1st President of the Dubrovnik Republic
- In office 15 October 1991 – 4 May 1992
- Preceded by: office created
- Succeeded by: office abolished

Personal details
- Born: 11 November 1916 Herceg Novi, Kingdom of Dalmatia, Austria-Hungary (modern Montenegro)
- Died: 2001 (age 84/85) Belgrade, Serbia, FR Yugoslavia

= Aco Apolonio =

Serbian lawyer and politician

Aleksandar "Aco" Apolonio (Serbian Cyrillic: Александар Ацо Аполонио, sometimes written Apolonijo; 11 November 1916 – 2001) was a Serbian lawyer and politician who became the president of the self-proclaimed Dubrovnik Republic founded in October 1991. Apolonio was a resident of Dubrovnik and had served as a public prosecutor there.
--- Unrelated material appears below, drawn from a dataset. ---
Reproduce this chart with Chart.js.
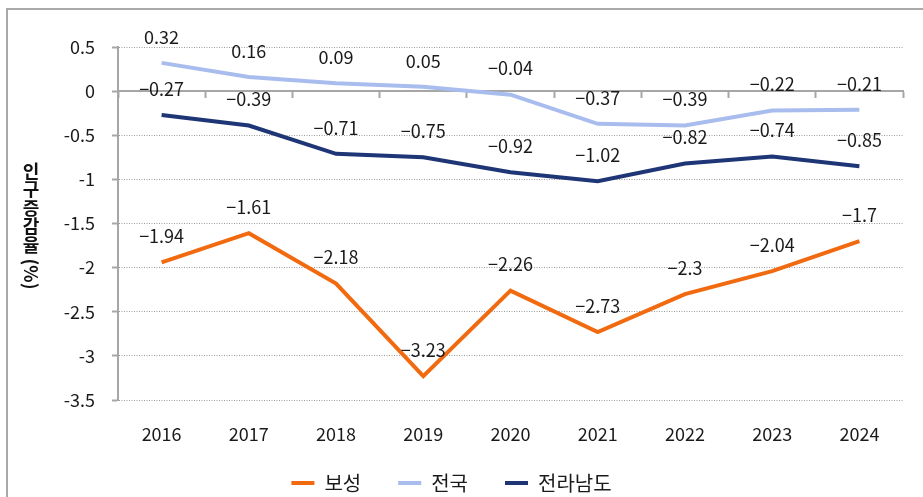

He died in Belgrade in 2001.

== Biography ==
Apolonio was born on 11 November 1916 in Kamenari, near Herceg Novi, to an Istrian Italian father and Montenegrin mother from Dubrovnik. In the 1950's, he was the public prosecutor in Dubrovnik.

=== Yugoslav Wars ===
Apolonio became the 1st president of the Dubrovnik Republic, a Serb proto-state during the Siege of Dubrovnik, and the first president of the Movement for the Republic of Dubrovnik. The Yugoslav People's Army (JNA) withdrew from the area in May 1992, officially ending the republic. Apolonio was also sentenced to 12 years in prison in Croatia.